During the school holidays when the hot weather arrives in the UK increasing numbers of children put themselves at risk of drowning.
To keep yourself SAFE when you are in, on or beside water always follow the water safety code! (rlss.org.uk/the-water-safety-code) STOP AND THINK, look for dangers and always read the signs. STAY TOGETHER, never swim alone.
As a parent/guardian you want to do everything you can to make sure your child is safe around open water, pools, rivers and lakes. Drownings are often quick and silent and quite opposite to how you may betray them. There are minimal signals that someone is drowning and it is never as easy as jumping in a saving someone as you may think. Therefore the greatest way to do this is preventing drowning risk in the first place.
Simple safety steps can save lives, parents and kids should take action to do the following to help prevent downing.
Designated water watcher:
This can be a parent/guardian or a Pool lifeguard but children should always be supervised when around water to keep them as safe as possible. Designate a water watcher who’s job is to ensure the children are as safe as possible when around a pool, beach or open water. It is important that they have full concentration and are not distracted by outside influences i.e phone/other people.

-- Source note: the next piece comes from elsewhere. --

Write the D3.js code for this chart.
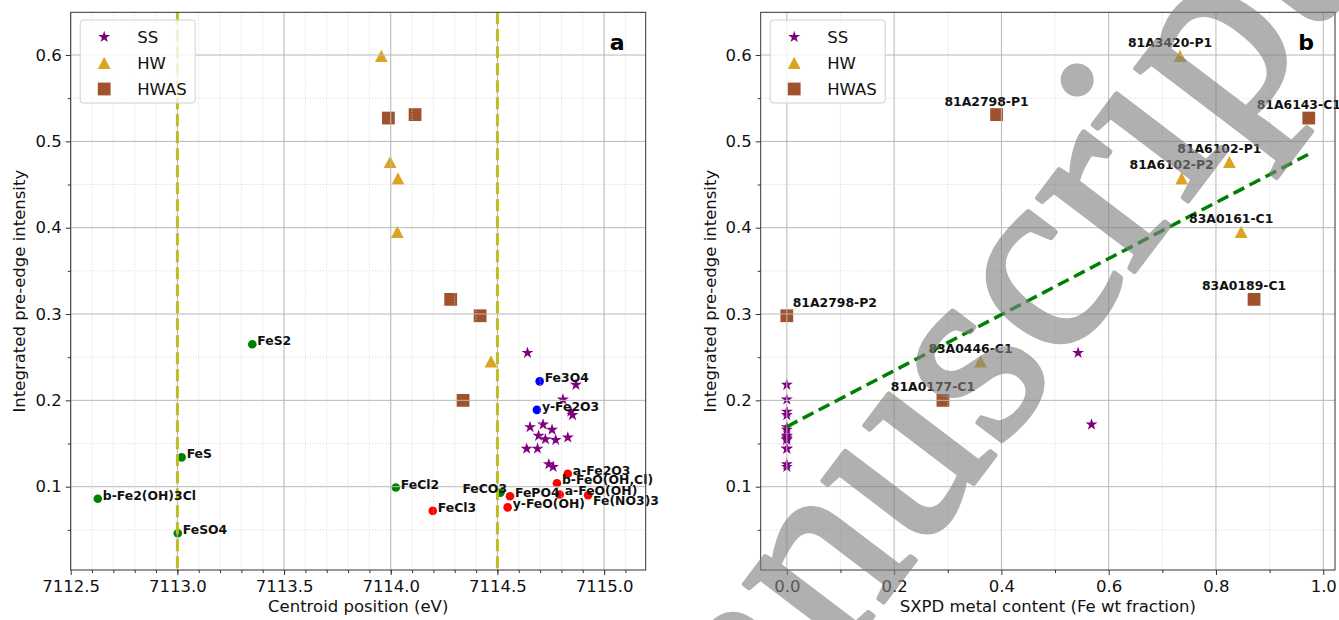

Teach your children to swim:
Supervision is critical but its also important for children to learn how to swim. Children who cant swim face much higher risk of drowning, even if its home schooling by introducing your child to water in a learner pool. But I would defiantly recommend signing your child up to swimming lessons. We have a range of different swimming lesson providers which means we are able to offer swimming lessons for all ages and abilities, you can view them here ohlc.co.uk/swimminglessons.html.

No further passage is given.